Rabid, Oct. 26th Bytowne Cinema 6:50pm


Rabid, 35mm, Rated R, 91mins, Bytowne Cinema, 6:50pm


Rabid stands as one of David Cronenberg’s most political, and most explicitly Canadian, horror films. It’s a tale of medical experimentation gone wrong, resulting in a parasite-borne plague rapidly spreading from an isolated rural medical clinic to the big city of Montreal, along with concomitant anarchy. The film initially gained its notoriety for featuring Ivory Snow soap box model/porn star Marilyn Chambers in one of her short-lived attempts to ‘go legit’.  She is actually one of the film’s strongest features, putting in an unsettling performance as the plague’s ‘Typhoid Mary’ who infects the male populace of the city with the insanity-inducing parasites.
Astute viewers will note that Rabid offers a jaundiced view of Canada’s society as one in which powerful institutions, both public, and private, cannot be trusted to fulfill their duties without some measure of negligence and/or incompetence.

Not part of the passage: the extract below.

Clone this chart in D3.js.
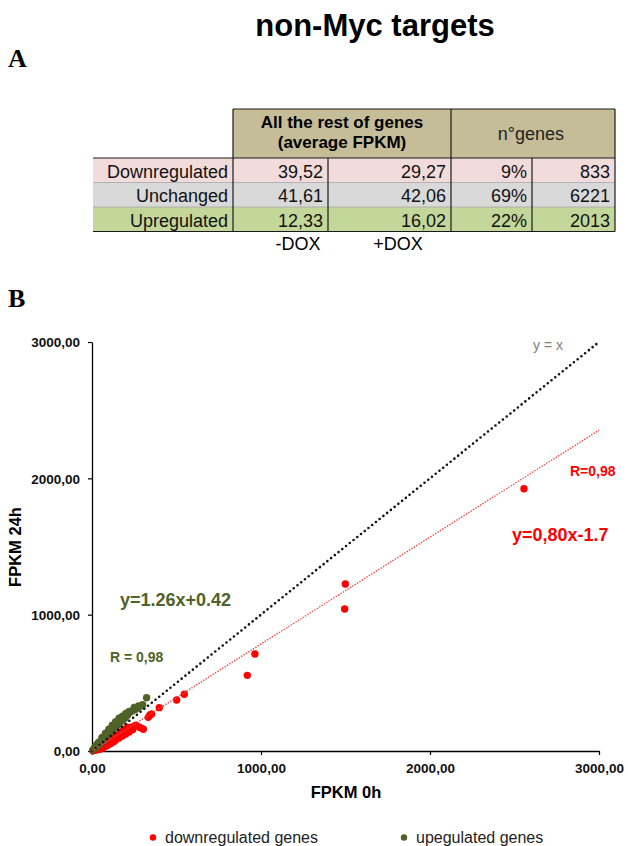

With the Quebec setting of the late 70s there are naturally echoes of the earlier October Crisis, an event that will always have some place in the psyche of Canadians when considering issues of social order and governmental authority.
Rabid is the only Cronenberg film that wears its Canuck identity proudly on its sleeve. French accents, wintry locales, and rural farmlands reaffirm the sheer Canadian-ness of it all. The Canadian location is paramount, since the threat posed in Rabid is most effective in a society with a concentrated governmental control of services. Rabid proposes a broad examination of the cautions of state control…It is an effective film, biting, clever, dark, timely and ultimately Canadian.